When My Psychiatrist Suggested a Way to Make Tasks Feel Less Daunting


I sometimes feel like I have utterly failed. When my manic highs shoot me into euphoria and I make 15 plans for the week, only to come crashing down into depression shortly before the plans take place, it feels like I’ve failed. It feels like I fail epically when I am depressed. I can’t fight my anxiety enough to get out of the house — no matter how many times I convince myself I can do it beforehand.

The idea of not succeeding further deepens my self-loathing and self-doubt. I can’t finish my college classes, I can’t think.

But while it’s true I’ve not followed through, and while it is true I’ve not completed things, that doesn’t mean it must be this way forever as I battle my mental illness.

I sat in my psychiatrist’s office one day, describing my utter paranoia at not being able to finish my essays, make my appointments, and sometimes even go to the grocery store.

“Write your name,” he said.

I looked at him, confused.

“Write you name,” he repeated. “And if that is all you can do that day, that is OK. Just write your name and put the paper down. Come back to it the next day and write the title; if you can’t think of a title, write the date. The next day, write the first sentence, or the last sentence. Just put something on the paper. You will find that step by step, you can finish it — eventually. Slow and steady wins the race. Break things down one item at a time.”

I tried to process this as he talked. And now it’s something I apply to every task in my life — especially on the hard days. In my experience, completing small steps as a person with mental illness can feel like climbing mountains at times.

For example, when I have to go to the grocery store, I pick up my keys and start the car.
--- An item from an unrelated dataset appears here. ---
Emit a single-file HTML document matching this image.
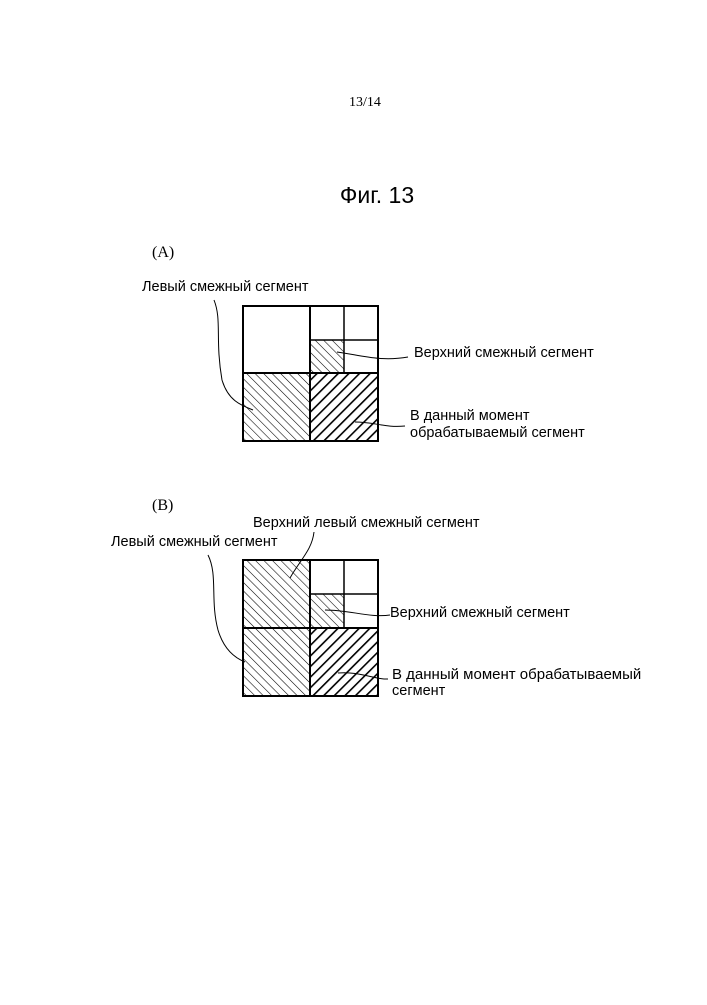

I sit there for a minute while it runs. If I think that’s all I can do, then it’s OK for me to turn off the car and decide not to go yet. But if I can drive down the driveway, then I can drive to the corner, and then I can drive to the stoplight. If I get too anxious and need to turn around, I turn around and go home. But when I eventually get to the store, I take a deep breath and shut off my car. I walk to the store and grab a cart. I grab one thing I need. If that is all I can do, great. I’ve accomplished something. If I can do more, I grab the next item, and the next. I make it to the checkout line and take time to breathe while I wait. I’m almost done. Once I get back in my car, I go home and relax. I did it. Every step of the way, I did it. It’s the small things that matter at first.
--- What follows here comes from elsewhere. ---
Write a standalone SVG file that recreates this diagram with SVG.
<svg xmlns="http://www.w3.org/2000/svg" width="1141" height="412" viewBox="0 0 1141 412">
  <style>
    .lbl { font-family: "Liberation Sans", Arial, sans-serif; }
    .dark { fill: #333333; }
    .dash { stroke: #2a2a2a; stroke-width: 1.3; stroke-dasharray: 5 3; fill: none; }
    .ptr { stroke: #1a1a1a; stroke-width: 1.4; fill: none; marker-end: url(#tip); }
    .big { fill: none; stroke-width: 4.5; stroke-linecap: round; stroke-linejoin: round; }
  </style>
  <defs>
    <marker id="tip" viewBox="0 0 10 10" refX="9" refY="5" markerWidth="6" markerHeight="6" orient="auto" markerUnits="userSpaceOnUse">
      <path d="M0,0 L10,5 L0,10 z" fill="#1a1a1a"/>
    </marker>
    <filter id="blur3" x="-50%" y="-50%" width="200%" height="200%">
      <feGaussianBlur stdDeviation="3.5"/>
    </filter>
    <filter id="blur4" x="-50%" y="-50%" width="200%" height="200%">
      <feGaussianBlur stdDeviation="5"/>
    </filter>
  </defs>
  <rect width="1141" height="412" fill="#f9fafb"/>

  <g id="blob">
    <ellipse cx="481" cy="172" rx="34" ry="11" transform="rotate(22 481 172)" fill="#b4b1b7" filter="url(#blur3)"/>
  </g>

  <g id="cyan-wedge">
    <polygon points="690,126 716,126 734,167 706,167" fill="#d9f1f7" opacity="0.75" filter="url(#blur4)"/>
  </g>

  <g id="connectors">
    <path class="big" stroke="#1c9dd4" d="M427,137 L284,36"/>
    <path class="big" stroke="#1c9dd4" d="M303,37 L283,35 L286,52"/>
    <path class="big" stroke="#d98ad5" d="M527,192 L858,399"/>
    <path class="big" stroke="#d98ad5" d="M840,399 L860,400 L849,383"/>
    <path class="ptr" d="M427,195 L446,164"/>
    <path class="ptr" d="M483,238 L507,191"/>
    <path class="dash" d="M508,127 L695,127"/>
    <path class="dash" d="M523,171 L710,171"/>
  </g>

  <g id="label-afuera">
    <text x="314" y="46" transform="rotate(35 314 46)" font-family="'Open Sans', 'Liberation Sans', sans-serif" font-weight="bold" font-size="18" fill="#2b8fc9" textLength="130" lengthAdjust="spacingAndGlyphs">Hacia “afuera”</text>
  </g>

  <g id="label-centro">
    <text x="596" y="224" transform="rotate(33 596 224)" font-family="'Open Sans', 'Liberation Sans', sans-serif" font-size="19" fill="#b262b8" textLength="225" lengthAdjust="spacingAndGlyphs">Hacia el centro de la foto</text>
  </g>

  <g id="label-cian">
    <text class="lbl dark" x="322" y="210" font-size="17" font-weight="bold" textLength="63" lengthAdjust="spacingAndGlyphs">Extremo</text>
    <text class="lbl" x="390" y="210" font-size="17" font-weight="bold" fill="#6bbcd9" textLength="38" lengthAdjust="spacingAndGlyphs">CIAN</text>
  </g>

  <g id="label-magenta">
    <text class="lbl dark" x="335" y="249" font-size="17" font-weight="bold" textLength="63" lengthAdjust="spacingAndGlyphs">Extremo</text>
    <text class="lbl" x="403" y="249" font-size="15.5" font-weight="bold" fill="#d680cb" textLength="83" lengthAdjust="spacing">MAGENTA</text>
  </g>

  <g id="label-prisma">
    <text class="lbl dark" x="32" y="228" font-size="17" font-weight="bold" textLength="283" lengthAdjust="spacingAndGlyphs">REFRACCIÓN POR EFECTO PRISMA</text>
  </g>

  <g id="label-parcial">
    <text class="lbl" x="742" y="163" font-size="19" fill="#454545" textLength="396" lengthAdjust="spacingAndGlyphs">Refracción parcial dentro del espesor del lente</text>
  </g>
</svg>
Instead of looking at tasks like they are daunting and impossible to finish, I try to chip at them. Chip and chip away at your own pace. And you can get there. Just take your time and keep chipping. Drive one more mile, write one more sentence. If that is all you can do, take a break or stop for the day. Pull over and take some breaths. Little wonders, little accomplishments. You can do it. There is no “fail” if you reward yourself for getting the little things done.
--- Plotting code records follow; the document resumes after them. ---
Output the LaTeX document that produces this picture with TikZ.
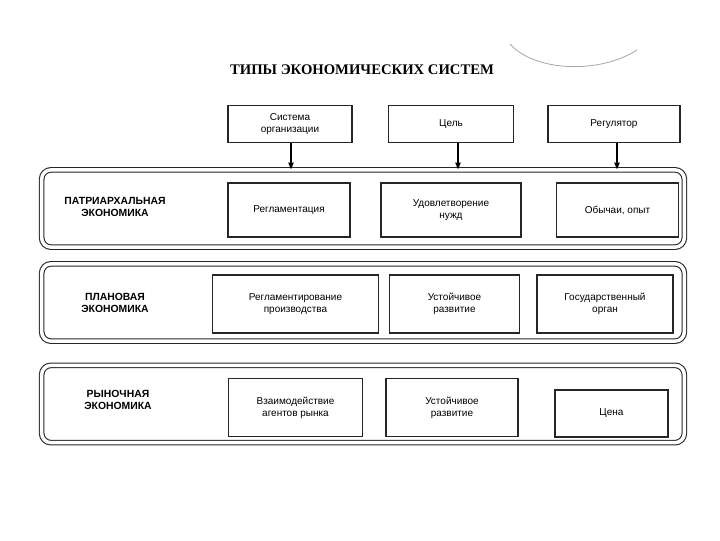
\documentclass[tikz,border=0pt]{standalone}
\usepackage{fontspec}
\setmainfont{Liberation Sans}
\newfontfamily\titlefont{Liberation Serif}
\usetikzlibrary{arrows.meta}

\begin{document}
\begin{tikzpicture}[x=0.75pt,y=-0.75pt,
  cell/.style={draw=black!85,line width=0.9pt,align=center,inner sep=2pt,
    font=\fontsize{7.5}{9}\selectfont},
  frame/.style={draw=black!85,double,double distance=2.6pt,line width=0.8pt,
    rounded corners=7pt,minimum width=482pt,minimum height=58pt},
  kind/.style={align=center,font=\fontsize{7.8}{9.5}\selectfont\bfseries},
  arr/.style={-{Triangle[length=5pt,width=4pt]},line width=0.8pt}]
\useasboundingbox (0,0) rectangle (720,540);

\node[font=\titlefont\bfseries\fontsize{11}{13}\selectfont] (title) at (362,70) {ТИПЫ ЭКОНОМИЧЕСКИХ СИСТЕМ};
\draw[black!35,line width=0.6pt] (510,44) .. controls (535,72) and (600,74) .. (637,50);

% headers
\node[cell,minimum width=93pt,minimum height=27.5pt] (org) at (290,124) {Система\\организации};
\node[cell,minimum width=94pt,minimum height=27.5pt] (goal) at (451,124) {Цель};
\node[cell,minimum width=99pt,minimum height=27.5pt] (reg) at (614,124) {Регулятор};

% rows
\node[frame] (patr) at (363,208.5) {};
\node[frame] (plan) at (363,302.5) {};
\node[frame] (mark) at (363,404) {};

\draw[arr] (org.south -| 291,0) -- (291,0 |- patr.north);
\draw[arr] (goal.south -| 458,0) -- (458,0 |- patr.north);
\draw[arr] (reg.south -| 617,0) -- (617,0 |- patr.north);

\node[kind] (patrname) at (115,207) {ПАТРИАРХАЛЬНАЯ\\ЭКОНОМИКА};
\node[cell,minimum width=91.5pt,minimum height=40.5pt] (p1) at (289,210) {Регламентация};
\node[cell,minimum width=105pt,minimum height=40.5pt] (p2) at (451,210) {Удовлетворение\\нужд};
\node[cell,minimum width=92pt,minimum height=40.5pt] (p3) at (617.5,210) {Обычаи, опыт};

\node[kind] (planname) at (115,303) {ПЛАНОВАЯ\\ЭКОНОМИКА};
\node[cell,minimum width=124pt,minimum height=43.5pt] (q1) at (295.5,304) {Регламентирование\\производства};
\node[cell,minimum width=97pt,minimum height=43.5pt] (q2) at (454.5,304) {Устойчивое\\развитие};
\node[cell,minimum width=102pt,minimum height=43.5pt] (q3) at (605,304) {Государственный\\орган};

\node[kind] (markname) at (118,400) {РЫНОЧНАЯ\\ЭКОНОМИКА};
\node[cell,minimum width=100pt,minimum height=44pt] (r1) at (295.5,407.5) {Взаимодействие\\агентов рынка};
\node[cell,minimum width=99pt,minimum height=44pt] (r2) at (452,407.5) {Устойчивое\\развитие};
\node[cell,line width=1.3pt,minimum width=85pt,minimum height=35pt] (r3) at (611.5,413.5) {Цена};
\end{tikzpicture}
\end{document}
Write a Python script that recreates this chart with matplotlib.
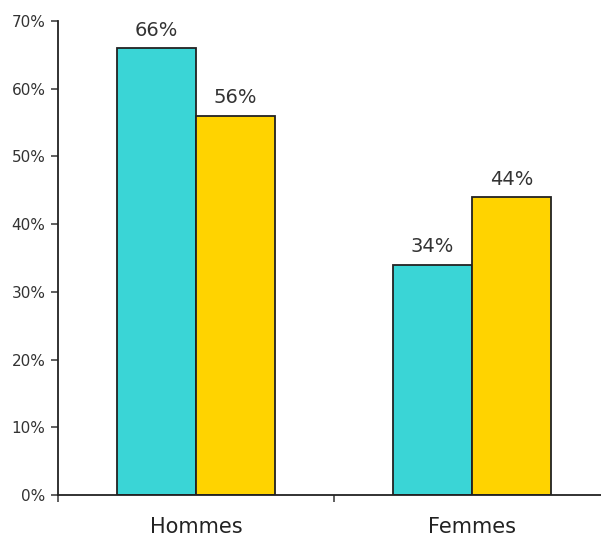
import numpy as np
import matplotlib
matplotlib.use("Agg")
import matplotlib.pyplot as plt

categories = ["Hommes", "Femmes"]
serie_1 = [66, 34]
serie_2 = [56, 44]
y_ticks = [0, 10, 20, 30, 40, 50, 60, 70]

teal = "#3AD5D6"
yellow = "#FFD300"


def main():
    fig = plt.figure(figsize=(6.01, 5.39), dpi=100)
    ax = fig.add_axes([58 / 601, 44 / 539, 552 / 601, 474 / 539])

    x = np.arange(len(categories)) + 0.5
    width = 0.286
    b1 = ax.bar(x - width / 2, serie_1, width, color=teal, edgecolor="#222222", linewidth=1.3)
    b2 = ax.bar(x + width / 2, serie_2, width, color=yellow, edgecolor="#222222", linewidth=1.3)

    for bars in (b1, b2):
        ax.bar_label(bars, labels=[f"{v}%" for v in bars.datavalues], padding=6,
                     fontsize=14, color="#333333")

    ax.set_xlim(0, 2)
    ax.set_ylim(0, 70)
    ax.set_yticks(y_ticks)
    ax.set_yticklabels([f"{t}%" for t in y_ticks], fontsize=11, color="#333333")
    ax.set_xticks([0, 1, 2])
    ax.set_xticklabels([])
    ax.set_xticks(x, minor=True)
    ax.set_xticklabels(categories, minor=True, fontsize=15, color="#222222")
    ax.tick_params(axis="x", which="minor", length=0, pad=16)
    ax.tick_params(axis="x", which="major", length=5, width=1.2, color="#444444")
    ax.tick_params(axis="y", length=5, width=1.2, color="#444444", pad=4)

    for side in ("top", "right"):
        ax.spines[side].set_visible(False)
    for side in ("left", "bottom"):
        ax.spines[side].set_linewidth(1.3)
        ax.spines[side].set_color("#222222")

    fig.savefig("out.png", dpi=100)
    plt.close()


if __name__ == '__main__':
    main()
You don’t have to clean your whole house. Start with the dishes. Stop. Sit down. If you feel like it, fold the laundry. Stop and congratulate yourself for getting little things done. Something as simple (yet so huge) as getting out of bed in the morning can start with opening your eyes and taking a breath. Then if you’re ready, pull one sheet off your upper body, then your legs. Sit up next, and just sit there. If that is all you can do for now, that is OK.

I know the torrents of mental illness and how it can make us feel. It can make us compare ourselves to others around us. But try not to look at things like that. Success is measured in many different ways, and right now it might help to think small. If the smallest things seem like mountains to you, think small. Because you can climb them, one hand at a time.

Editor’s note: This is based on one person’s experience and should not be considered medical advice. For any questions or concerns related to your health, consult a doctor or medical professional.